Exercise brief: Exactly repeat the lines starting at the one that holds "Clone this chart in Chart.js." and ending at the one that holds "const buttonLabels = ['', '', '', 'Back', ''];". Both end lines count; leave out everything else.

START The data

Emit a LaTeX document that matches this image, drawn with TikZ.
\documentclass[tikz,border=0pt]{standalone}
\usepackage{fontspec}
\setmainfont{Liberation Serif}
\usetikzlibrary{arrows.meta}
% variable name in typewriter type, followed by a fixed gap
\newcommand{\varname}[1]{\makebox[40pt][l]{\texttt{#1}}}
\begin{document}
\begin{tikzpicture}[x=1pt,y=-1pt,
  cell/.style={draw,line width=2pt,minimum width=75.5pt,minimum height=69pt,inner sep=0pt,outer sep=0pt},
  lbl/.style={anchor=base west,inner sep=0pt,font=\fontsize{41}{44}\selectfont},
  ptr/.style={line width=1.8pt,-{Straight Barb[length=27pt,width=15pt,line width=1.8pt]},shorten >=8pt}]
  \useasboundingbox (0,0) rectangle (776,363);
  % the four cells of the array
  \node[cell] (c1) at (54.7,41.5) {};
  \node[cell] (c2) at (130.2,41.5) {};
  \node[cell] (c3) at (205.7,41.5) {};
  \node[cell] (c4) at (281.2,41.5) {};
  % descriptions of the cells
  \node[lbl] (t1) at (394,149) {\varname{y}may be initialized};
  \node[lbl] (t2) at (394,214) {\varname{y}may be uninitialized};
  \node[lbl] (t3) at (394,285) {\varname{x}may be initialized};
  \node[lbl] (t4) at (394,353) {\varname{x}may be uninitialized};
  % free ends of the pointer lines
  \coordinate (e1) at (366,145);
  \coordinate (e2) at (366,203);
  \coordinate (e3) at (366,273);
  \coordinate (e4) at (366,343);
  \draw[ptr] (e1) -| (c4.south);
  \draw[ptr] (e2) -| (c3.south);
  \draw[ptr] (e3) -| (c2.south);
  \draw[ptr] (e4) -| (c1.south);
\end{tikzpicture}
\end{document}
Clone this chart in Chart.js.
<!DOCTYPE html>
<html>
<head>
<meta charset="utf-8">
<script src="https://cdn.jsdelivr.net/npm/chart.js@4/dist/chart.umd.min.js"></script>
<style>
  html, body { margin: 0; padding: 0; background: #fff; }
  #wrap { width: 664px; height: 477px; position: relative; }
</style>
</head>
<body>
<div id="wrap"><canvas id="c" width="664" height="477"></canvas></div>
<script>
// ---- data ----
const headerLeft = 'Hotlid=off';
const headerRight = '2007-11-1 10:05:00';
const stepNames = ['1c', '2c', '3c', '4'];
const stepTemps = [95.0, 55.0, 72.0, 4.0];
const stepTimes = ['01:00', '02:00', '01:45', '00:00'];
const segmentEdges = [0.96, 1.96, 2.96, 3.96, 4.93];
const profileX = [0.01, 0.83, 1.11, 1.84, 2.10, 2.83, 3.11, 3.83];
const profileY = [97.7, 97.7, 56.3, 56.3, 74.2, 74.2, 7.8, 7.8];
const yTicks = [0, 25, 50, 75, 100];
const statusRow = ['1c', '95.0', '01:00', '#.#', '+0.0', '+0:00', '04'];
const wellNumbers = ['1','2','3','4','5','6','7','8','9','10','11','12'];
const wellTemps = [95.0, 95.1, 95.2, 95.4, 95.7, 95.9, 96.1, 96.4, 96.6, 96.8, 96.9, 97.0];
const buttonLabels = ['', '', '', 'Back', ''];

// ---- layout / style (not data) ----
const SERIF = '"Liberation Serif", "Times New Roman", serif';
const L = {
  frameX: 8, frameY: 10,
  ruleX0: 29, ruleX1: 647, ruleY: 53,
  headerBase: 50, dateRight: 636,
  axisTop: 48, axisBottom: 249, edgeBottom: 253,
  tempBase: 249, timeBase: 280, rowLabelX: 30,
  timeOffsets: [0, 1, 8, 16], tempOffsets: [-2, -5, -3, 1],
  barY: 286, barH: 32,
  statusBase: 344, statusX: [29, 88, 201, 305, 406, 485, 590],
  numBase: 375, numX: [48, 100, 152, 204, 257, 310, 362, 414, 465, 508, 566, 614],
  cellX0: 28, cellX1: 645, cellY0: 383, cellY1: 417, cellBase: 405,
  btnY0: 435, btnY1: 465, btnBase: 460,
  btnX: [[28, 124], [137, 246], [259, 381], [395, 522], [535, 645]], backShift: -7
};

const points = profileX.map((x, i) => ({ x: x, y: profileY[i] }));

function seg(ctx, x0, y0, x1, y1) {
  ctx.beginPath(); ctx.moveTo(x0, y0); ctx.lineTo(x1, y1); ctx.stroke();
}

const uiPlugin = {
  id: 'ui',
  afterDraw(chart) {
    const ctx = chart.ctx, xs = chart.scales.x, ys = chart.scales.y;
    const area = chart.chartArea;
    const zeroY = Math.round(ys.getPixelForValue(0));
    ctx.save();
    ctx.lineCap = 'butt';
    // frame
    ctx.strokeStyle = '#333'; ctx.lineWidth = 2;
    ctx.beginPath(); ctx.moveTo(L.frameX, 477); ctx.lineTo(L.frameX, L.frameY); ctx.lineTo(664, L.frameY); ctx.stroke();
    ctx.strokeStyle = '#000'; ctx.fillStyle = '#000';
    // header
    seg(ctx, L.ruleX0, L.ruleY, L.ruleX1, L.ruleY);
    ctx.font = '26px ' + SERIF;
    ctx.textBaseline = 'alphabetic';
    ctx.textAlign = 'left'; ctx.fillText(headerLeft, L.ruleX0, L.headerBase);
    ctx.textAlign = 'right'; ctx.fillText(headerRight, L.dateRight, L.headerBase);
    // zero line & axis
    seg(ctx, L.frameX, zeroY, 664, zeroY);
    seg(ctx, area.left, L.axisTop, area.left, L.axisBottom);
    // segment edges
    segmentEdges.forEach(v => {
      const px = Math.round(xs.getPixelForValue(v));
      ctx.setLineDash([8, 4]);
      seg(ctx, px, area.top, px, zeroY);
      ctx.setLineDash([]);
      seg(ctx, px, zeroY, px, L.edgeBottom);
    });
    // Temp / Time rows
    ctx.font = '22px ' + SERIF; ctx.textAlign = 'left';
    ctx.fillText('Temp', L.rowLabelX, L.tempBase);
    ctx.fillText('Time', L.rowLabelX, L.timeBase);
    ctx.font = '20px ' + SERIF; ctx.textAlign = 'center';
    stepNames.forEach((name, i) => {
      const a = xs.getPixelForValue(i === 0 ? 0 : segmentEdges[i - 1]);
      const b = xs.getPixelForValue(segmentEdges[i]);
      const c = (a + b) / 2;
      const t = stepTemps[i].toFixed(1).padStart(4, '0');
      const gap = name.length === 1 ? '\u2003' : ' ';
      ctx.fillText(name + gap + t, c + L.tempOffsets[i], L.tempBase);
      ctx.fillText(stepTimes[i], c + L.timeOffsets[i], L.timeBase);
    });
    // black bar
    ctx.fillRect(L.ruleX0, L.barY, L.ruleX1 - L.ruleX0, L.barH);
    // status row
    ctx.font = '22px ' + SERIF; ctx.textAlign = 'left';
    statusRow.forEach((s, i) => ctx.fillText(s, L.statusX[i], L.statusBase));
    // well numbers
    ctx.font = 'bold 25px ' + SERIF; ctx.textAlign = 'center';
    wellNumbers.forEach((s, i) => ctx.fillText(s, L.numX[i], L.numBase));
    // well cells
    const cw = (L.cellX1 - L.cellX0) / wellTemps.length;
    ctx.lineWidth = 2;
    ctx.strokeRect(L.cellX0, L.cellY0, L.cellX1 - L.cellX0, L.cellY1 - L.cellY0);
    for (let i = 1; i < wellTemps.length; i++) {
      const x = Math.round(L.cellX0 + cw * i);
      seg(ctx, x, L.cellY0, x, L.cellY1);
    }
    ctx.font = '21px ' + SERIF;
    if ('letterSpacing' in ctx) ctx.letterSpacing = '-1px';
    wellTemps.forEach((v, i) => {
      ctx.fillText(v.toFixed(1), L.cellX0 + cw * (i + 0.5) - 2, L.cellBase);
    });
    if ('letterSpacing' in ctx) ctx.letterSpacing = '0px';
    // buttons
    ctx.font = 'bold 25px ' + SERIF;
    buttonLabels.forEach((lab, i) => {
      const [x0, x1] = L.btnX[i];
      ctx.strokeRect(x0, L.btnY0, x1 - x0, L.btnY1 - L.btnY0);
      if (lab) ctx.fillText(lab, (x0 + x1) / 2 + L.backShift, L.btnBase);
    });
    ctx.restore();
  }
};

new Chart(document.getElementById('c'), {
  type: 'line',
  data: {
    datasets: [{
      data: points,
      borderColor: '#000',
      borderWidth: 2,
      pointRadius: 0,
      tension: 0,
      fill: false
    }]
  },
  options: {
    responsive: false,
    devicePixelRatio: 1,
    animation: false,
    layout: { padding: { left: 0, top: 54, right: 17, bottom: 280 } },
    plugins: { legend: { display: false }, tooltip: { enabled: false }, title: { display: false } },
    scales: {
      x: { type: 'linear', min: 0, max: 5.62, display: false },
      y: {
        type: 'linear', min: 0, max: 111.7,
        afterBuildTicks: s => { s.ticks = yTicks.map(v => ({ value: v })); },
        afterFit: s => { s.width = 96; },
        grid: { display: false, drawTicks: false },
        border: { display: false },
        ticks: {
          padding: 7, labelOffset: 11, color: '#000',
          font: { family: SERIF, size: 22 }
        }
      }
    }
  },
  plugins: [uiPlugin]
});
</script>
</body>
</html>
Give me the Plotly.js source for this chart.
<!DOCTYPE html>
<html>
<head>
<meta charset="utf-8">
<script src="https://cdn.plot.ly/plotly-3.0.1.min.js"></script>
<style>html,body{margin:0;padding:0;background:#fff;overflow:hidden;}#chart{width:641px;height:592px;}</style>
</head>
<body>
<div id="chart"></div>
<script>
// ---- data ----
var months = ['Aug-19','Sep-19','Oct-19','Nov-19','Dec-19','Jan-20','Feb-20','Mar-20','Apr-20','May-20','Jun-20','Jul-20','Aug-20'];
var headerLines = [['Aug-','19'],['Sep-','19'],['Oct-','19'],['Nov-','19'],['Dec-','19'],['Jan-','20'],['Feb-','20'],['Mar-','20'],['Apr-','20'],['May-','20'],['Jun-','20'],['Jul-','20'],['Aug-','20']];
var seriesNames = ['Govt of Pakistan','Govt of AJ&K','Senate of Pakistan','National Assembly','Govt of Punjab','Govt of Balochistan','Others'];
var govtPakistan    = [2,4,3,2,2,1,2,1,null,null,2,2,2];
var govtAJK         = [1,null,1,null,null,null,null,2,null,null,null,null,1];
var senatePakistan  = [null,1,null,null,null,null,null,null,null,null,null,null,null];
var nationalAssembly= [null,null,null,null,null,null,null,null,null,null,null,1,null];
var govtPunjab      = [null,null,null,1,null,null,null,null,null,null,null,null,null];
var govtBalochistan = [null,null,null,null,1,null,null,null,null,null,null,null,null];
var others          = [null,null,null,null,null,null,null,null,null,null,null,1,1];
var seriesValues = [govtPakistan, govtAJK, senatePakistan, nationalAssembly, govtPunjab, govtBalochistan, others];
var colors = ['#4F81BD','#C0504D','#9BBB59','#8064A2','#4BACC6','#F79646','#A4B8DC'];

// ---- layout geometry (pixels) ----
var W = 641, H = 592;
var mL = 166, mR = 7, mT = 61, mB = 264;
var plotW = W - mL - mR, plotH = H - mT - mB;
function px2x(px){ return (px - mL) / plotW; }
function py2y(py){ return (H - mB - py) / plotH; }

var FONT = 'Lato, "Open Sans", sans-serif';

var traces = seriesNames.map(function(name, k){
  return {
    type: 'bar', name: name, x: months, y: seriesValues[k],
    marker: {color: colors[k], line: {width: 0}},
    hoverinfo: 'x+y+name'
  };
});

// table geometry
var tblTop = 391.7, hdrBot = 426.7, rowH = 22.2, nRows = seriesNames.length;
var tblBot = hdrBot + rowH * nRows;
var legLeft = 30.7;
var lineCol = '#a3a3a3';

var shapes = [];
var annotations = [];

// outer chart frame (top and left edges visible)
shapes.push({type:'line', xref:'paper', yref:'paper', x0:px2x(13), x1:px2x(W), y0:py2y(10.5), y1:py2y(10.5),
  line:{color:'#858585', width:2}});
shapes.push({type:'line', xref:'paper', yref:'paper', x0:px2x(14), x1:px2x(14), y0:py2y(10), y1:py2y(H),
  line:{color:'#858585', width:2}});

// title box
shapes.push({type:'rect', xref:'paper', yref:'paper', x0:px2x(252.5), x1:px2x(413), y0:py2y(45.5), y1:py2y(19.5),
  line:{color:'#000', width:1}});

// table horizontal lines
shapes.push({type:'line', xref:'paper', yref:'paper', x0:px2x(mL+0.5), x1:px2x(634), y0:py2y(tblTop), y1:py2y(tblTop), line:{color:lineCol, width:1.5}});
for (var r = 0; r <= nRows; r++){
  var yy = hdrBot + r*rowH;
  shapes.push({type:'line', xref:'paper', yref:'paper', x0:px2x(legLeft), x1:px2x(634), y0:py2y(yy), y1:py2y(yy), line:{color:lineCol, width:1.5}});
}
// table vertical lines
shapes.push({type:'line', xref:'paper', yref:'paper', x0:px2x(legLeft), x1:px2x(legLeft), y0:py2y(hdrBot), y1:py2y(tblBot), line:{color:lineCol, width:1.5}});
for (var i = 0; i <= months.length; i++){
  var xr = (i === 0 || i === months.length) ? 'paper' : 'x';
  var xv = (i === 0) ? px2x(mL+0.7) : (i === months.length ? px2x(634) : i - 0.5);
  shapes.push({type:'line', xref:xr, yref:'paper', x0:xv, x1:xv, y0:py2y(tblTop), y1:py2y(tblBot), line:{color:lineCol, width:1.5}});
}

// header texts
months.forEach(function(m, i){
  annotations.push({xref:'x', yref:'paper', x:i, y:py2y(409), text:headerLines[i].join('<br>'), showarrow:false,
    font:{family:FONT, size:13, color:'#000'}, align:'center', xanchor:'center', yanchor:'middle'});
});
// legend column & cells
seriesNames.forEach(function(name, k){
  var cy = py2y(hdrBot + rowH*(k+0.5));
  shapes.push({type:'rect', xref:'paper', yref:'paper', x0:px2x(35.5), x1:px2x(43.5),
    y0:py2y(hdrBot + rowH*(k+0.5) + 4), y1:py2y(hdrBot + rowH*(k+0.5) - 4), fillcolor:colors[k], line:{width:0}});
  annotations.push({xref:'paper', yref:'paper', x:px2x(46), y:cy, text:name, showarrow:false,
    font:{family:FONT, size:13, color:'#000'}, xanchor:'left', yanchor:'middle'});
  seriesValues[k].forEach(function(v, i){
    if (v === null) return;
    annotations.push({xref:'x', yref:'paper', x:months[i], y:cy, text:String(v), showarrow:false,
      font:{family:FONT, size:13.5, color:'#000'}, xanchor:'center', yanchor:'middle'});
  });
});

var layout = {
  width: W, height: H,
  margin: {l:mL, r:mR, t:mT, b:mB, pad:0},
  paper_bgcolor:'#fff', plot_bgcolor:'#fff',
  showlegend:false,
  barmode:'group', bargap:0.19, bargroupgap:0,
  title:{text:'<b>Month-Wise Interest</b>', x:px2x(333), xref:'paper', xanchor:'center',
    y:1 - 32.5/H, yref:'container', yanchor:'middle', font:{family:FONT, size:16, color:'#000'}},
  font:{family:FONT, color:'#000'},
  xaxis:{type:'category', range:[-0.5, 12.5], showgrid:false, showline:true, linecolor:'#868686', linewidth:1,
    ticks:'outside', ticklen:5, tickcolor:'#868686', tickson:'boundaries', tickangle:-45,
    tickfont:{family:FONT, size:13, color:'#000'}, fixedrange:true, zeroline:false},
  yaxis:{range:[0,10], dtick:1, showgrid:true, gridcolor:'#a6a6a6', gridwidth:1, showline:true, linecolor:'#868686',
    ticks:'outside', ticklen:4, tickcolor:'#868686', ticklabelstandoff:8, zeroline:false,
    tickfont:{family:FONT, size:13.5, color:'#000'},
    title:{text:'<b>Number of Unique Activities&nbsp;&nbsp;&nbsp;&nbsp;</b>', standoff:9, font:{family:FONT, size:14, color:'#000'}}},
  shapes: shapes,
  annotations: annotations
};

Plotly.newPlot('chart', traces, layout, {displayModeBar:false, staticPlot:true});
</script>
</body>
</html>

END The data

Worked solution:
Clone this chart in Chart.js.
<!DOCTYPE html>
<html>
<head>
<meta charset="utf-8">
<script src="https://cdn.jsdelivr.net/npm/chart.js@4/dist/chart.umd.min.js"></script>
<style>
  html, body { margin: 0; padding: 0; background: #fff; }
  #wrap { width: 664px; height: 477px; position: relative; }
</style>
</head>
<body>
<div id="wrap"><canvas id="c" width="664" height="477"></canvas></div>
<script>
// ---- data ----
const headerLeft = 'Hotlid=off';
const headerRight = '2007-11-1 10:05:00';
const stepNames = ['1c', '2c', '3c', '4'];
const stepTemps = [95.0, 55.0, 72.0, 4.0];
const stepTimes = ['01:00', '02:00', '01:45', '00:00'];
const segmentEdges = [0.96, 1.96, 2.96, 3.96, 4.93];
const profileX = [0.01, 0.83, 1.11, 1.84, 2.10, 2.83, 3.11, 3.83];
const profileY = [97.7, 97.7, 56.3, 56.3, 74.2, 74.2, 7.8, 7.8];
const yTicks = [0, 25, 50, 75, 100];
const statusRow = ['1c', '95.0', '01:00', '#.#', '+0.0', '+0:00', '04'];
const wellNumbers = ['1','2','3','4','5','6','7','8','9','10','11','12'];
const wellTemps = [95.0, 95.1, 95.2, 95.4, 95.7, 95.9, 96.1, 96.4, 96.6, 96.8, 96.9, 97.0];
const buttonLabels = ['', '', '', 'Back', ''];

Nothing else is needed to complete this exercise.